Now the baton is firmly in Getachew Reda’s hands. The former academician has been climbing up the party’s ladder to be member of the EPRDF council. As a spokesperson of the ministry of foreign affairs, and later as media and publicity minister of state—whatever that meant—not that he is not new to the position, he was everywhere in recent years that it was difficult to tell the exact differences among Redwan, Shimeles Kemal and himself.
All the three positions at the GCAO, that is, a director with the rank of a minister and two ministers of state have been filled. The appointment was orchestrated along party lines. While much is not known about Workinesh Birru, the minister of state representing Oromo Peoples’ Democratic Organization (OPDO), she is expected to chair the board of Ethiopian News Agency along with other tasks at her office.
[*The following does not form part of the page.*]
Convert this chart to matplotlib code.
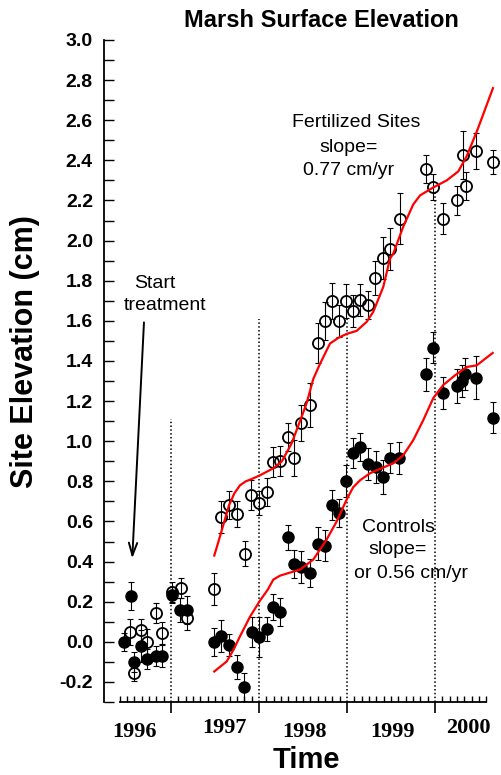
"""
Marsh surface elevation - fertilized vs control sites, 1996-2000.
"""

import matplotlib
matplotlib.use("Agg")
import matplotlib.pyplot as plt
import numpy as np

# --- data (x in decimal years, y in cm) -------------------------------------

ctrl_x = [1996.466, 1996.542, 1996.580, 1996.656, 1996.731, 1996.826, 1996.901,
          1997.015, 1997.102, 1997.185, 1997.492, 1997.568, 1997.659, 1997.747,
          1997.833, 1997.917, 1998.000, 1998.088, 1998.163, 1998.239, 1998.326,
          1998.401, 1998.477, 1998.580, 1998.674, 1998.750, 1998.826, 1998.909,
          1998.989, 1999.072, 1999.148, 1999.239, 1999.330, 1999.406, 1999.494,
          1999.594, 1999.898, 1999.981, 2000.094, 2000.253, 2000.303, 2000.341,
          2000.463, 2000.656]
ctrl_y = [0.00, 0.23, -0.10, -0.02, -0.085, -0.07, -0.07,
          0.235, 0.16, 0.16, 0.00, 0.03, -0.015, -0.125,
          -0.225, 0.05, 0.025, 0.065, 0.175, 0.15, 0.52,
          0.39, 0.375, 0.345, 0.49, 0.48, 0.68, 0.64,
          0.80, 0.94, 0.97, 0.885, 0.87, 0.82, 0.915,
          0.915, 1.333, 1.466, 1.24, 1.275, 1.30, 1.333,
          1.317, 1.118]
ctrl_err = [0.045, 0.07, 0.05, 0.08, 0.05, 0.05, 0.055,
            0.04, 0.06, 0.07, 0.07, 0.08, 0.055, 0.06,
            0.07, 0.075, 0.10, 0.06, 0.065, 0.07, 0.06,
            0.07, 0.08, 0.07, 0.08, 0.075, 0.075, 0.07,
            0.08, 0.075, 0.07, 0.08, 0.08, 0.085, 0.075,
            0.08, 0.083, 0.078, 0.078, 0.083, 0.08, 0.08,
            0.107, 0.075]

fert_x = [1996.534, 1996.580, 1996.656, 1996.731, 1996.826, 1996.901,
          1997.015, 1997.110, 1997.185, 1997.492, 1997.572, 1997.659,
          1997.747, 1997.838, 1997.913, 1997.997, 1998.088, 1998.156,
          1998.239, 1998.326, 1998.398, 1998.477, 1998.580, 1998.670,
          1998.750, 1998.826, 1998.906, 1998.992, 1999.072, 1999.151,
          1999.242, 1999.324, 1999.406, 1999.492, 1999.602, 1999.898,
          1999.981, 2000.094, 2000.256, 2000.315, 2000.352, 2000.466,
          2000.656]
fert_y = [0.05, -0.155, 0.06, 0.00, 0.145, 0.045,
          0.25, 0.27, 0.12, 0.265, 0.62, 0.68,
          0.635, 0.44, 0.73, 0.69, 0.745, 0.895,
          0.90, 1.02, 0.915, 1.09, 1.18, 1.49,
          1.60, 1.70, 1.60, 1.70, 1.65, 1.705,
          1.68, 1.815, 1.915, 1.96, 2.11, 2.357,
          2.265, 2.11, 2.20, 2.425, 2.27, 2.448,
          2.39]
fert_err = [0.065, 0.04, 0.055, 0.065, 0.05, 0.055,
            0.05, 0.05, 0.06, 0.08, 0.08, 0.07,
            0.065, 0.063, 0.075, 0.06, 0.07, 0.075,
            0.075, 0.07, 0.09, 0.09, 0.11, 0.10,
            0.095, 0.09, 0.08, 0.085, 0.08, 0.08,
            0.07, 0.085, 0.105, 0.105, 0.125, 0.07,
            0.065, 0.075, 0.07, 0.12, 0.07, 0.09,
            0.06]

# red model curves
fert_fit_x = [1997.492, 1997.540, 1997.580, 1997.659, 1997.720, 1997.784,
              1997.850, 1997.909, 1998.011, 1998.163, 1998.261, 1998.372,
              1998.466, 1998.542, 1998.617, 1998.693, 1998.807, 1998.901,
              1998.997, 1999.110, 1999.224, 1999.299, 1999.413, 1999.489,
              1999.526, 1999.640, 1999.753, 1999.830, 1999.886, 1999.981,
              2000.133, 2000.265, 2000.360, 2000.481, 2000.659]
fert_fit_y = [0.43, 0.50, 0.56, 0.68, 0.74, 0.78,
              0.80, 0.81, 0.83, 0.865, 0.90, 0.99,
              1.10, 1.19, 1.31, 1.385, 1.487, 1.515,
              1.535, 1.55, 1.595, 1.645, 1.77, 1.91,
              1.935, 2.07, 2.18, 2.225, 2.24, 2.265,
              2.30, 2.345, 2.42, 2.55, 2.76]
ctrl_fit_x = [1997.492, 1997.633, 1997.710, 1997.784, 1997.898, 1998.011,
              1998.100, 1998.163, 1998.240, 1998.315, 1998.466, 1998.617,
              1998.769, 1998.883, 1998.997, 1999.070, 1999.148, 1999.261,
              1999.338, 1999.526, 1999.640, 1999.753, 1999.867, 1999.981,
              2000.094, 2000.227, 2000.360, 2000.474, 2000.656]
ctrl_fit_y = [-0.148, -0.098, -0.04, 0.027, 0.125, 0.205,
              0.26, 0.31, 0.33, 0.34, 0.36, 0.41,
              0.51, 0.60, 0.71, 0.77, 0.805, 0.84,
              0.855, 0.89, 0.93, 1.005, 1.105, 1.215,
              1.28, 1.328, 1.37, 1.378, 1.44]

# dotted year dividers and how high they reach
divider_years = [1997, 1998, 1999, 2000]
divider_tops = [1.11, 1.61, 1.61, 2.24]

year_labels = ["1996", "1997", "1998", "1999", "2000"]
year_label_x = [1996.59, 1997.61, 1998.52, 1999.52, 2000.38]
year_label_y = [-0.45, -0.43, -0.45, -0.45, -0.43]

SANS = "Liberation Sans"
SERIF = "Liberation Serif"

fig = plt.figure(figsize=(5.02, 7.75), dpi=100)
ax = fig.add_axes([0.2072, 0.0942, 0.7888, 0.8542])

ax.vlines(divider_years, -0.3, divider_tops, colors="black",
          linestyles=(0, (1, 1.5)), linewidth=1.1, zorder=1)

ax.errorbar(fert_x, fert_y, yerr=fert_err, fmt="none", ecolor="black",
            elinewidth=0.8, capsize=2.5, capthick=0.8, zorder=2)
ax.errorbar(ctrl_x, ctrl_y, yerr=ctrl_err, fmt="none", ecolor="black",
            elinewidth=0.8, capsize=2.5, capthick=0.8, zorder=2)
ax.plot(fert_x, fert_y, "o", ms=8, mfc="none", mec="black", mew=1.3,
        zorder=3)
ax.plot(ctrl_x, ctrl_y, "o", ms=8, mfc="black", mec="black", zorder=3)

ax.plot(fert_fit_x, fert_fit_y, color="red", lw=1.6, zorder=4)
ax.plot(ctrl_fit_x, ctrl_fit_y, color="red", lw=1.6, zorder=4)

ax.set_xlim(1996.239, 2000.739)
ax.set_ylim(-0.30, 3.0)

for s in ("top", "right"):
    ax.spines[s].set_visible(False)
for s in ("left", "bottom"):
    ax.spines[s].set_linewidth(1.3)
ax.spines["bottom"].set_bounds(1996 + 5 / 12, 2000 + 7 / 12)

# x axis: monthly inward ticks, year boundaries pointing down
ax.set_xticks(divider_years)
ax.set_xticklabels([])
ax.set_xticks(np.arange(1996 + 5 / 12, 2000.6, 1 / 12), minor=True)
ax.tick_params(axis="x", which="major", direction="out", length=8, width=1.2)
ax.tick_params(axis="x", which="minor", direction="in", length=4.5, width=1.0)

# y axis
ax.set_yticks(np.round(np.arange(-0.2, 3.01, 0.2), 1))
ax.set_yticks(np.round(np.arange(-0.3, 3.01, 0.1), 1), minor=True)
ax.set_yticklabels([f"{v:.1f}" for v in np.arange(-0.2, 3.01, 0.2)],
                   fontfamily=SANS, fontweight="bold", fontsize=14)
ax.tick_params(axis="y", which="both", direction="in", length=7, width=1.0,
               pad=8)

for lab, xx, yy in zip(year_labels, year_label_x, year_label_y):
    ax.text(xx, yy, lab, ha="center", va="center", fontfamily=SERIF,
            fontweight="bold", fontsize=16, clip_on=False)

fig.text(0.611, 0.019, "Time", ha="center", va="center", fontfamily=SANS,
         fontweight="bold", fontsize=21)
fig.text(0.050, 0.547, "Site Elevation (cm)", rotation=90, ha="center",
         va="center", fontfamily=SANS, fontweight="bold", fontsize=22)
fig.text(0.640, 0.973, "Marsh Surface Elevation", ha="center", va="center",
         fontfamily=SANS, fontweight="bold", fontsize=17)

# annotations
txt = dict(ha="center", va="center", fontfamily=SANS, fontsize=14)
ax.text(1999.10, 2.587, "Fertilized Sites", **txt)
ax.text(1999.02, 2.463, "slope=", **txt)
ax.text(1999.02, 2.348, "0.77 cm/yr", **txt)
ax.text(1999.58, 0.572, "Controls", **txt)
ax.text(1999.58, 0.458, "slope=", **txt)
ax.text(1999.73, 0.343, "or 0.56 cm/yr", **txt)
ax.text(1996.82, 1.786, "Start", **txt)
ax.text(1996.93, 1.677, "treatment", **txt)

ax.annotate("", xy=(1996.560, 0.416), xytext=(1996.693, 1.592),
            arrowprops=dict(arrowstyle="->,head_length=0.9,head_width=0.3",
                            color="black", lw=1.4, shrinkA=0, shrinkB=0))

fig.savefig("out.png", dpi=100)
Last but not least is Frehiwot Ayalew, a veteran of the Amhara National Democratic Movement (ANDM). She was a long time editor of the party’s publication and her last position was head of the Addis Ababa Communication Affairs Office. In her new position, she will be heading the government newspapers as a board chair being the heir apparent to Shimeles Kemal. The later, is not yet assigned an official position.
While papers like the pro-government bi-weekly, the Reporter, try to paint a picture of an equal share of the cabinet pie among OPDO, ANDM, and SPDM, that is hardly the case. Crucial cabinet portfolios have always been under the control of TPLF, a reality Ethiopians learned to come to terms with for a quarter of a century. And the last reshuffle once again sealed that undisputed truth with the single act of the appointment of an official.